I used the same saw horses that I had used for cutting to get my desk top (approximately) into place, with a couple of pieces of scrap wood underneath to get the exact height level I needed. And then stood up the storage legs on the other side, so the table top is resting on the legs on the right hand side and the saw horses on the other. Make sure it’s level before moving on.
Then, I lined up the end of the desk top with the end of the legs, so they were perfectly flush and hammered in finishing nails (about 2 inches apart, all the way across) through the top of the table top into both vertical legs to quickly secure them.
Next, I attached the the storage legs to the desk top fully with 4 more L brackets – two on each vertical leg, underneath the desk top.

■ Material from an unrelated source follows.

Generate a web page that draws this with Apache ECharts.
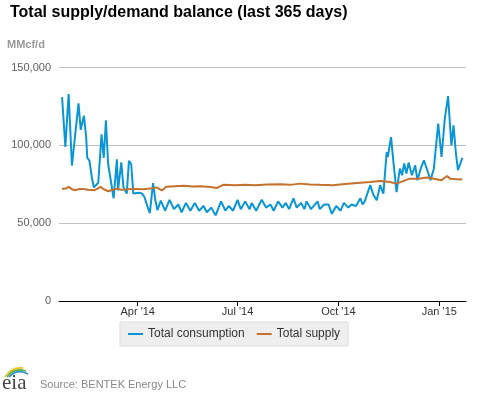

Step 4: Secure the desk to the wall.
Now that the desk is generally put together, it’s time to secure the whole thing to the wall. NOTE: This is where I used the drywall anchors as well, since I wasn’t going directly into studs with the L brackets. You can skip the drywall anchors if you’re drilling the L brackets directly into wall studs.
Making sure that the desk table top is level, I secured three 3 inch L brackets to the wall and table top. One 3 inch L bracket was attached to the wall and underside of the desk on the left wall to support the ‘floating’ side and then two 3 inch L brackets underneath the front of the desk, evenly spaced from each other, again attached to the desk and wall. You can add a fourth 3 inch L bracket under the storage leg side if you find it to be necessary.
For extra security, if desired, you can also add finishing nails to the storage legs side of the desk now that everything is free standing. I added finishing nails every two inches for each shelf that joined together to the vertical legs.
Alright! We’re finally at the end of the tutorial. Did I miss anything? If you have any questions about this DIY desk project, let me know! Happy to answer.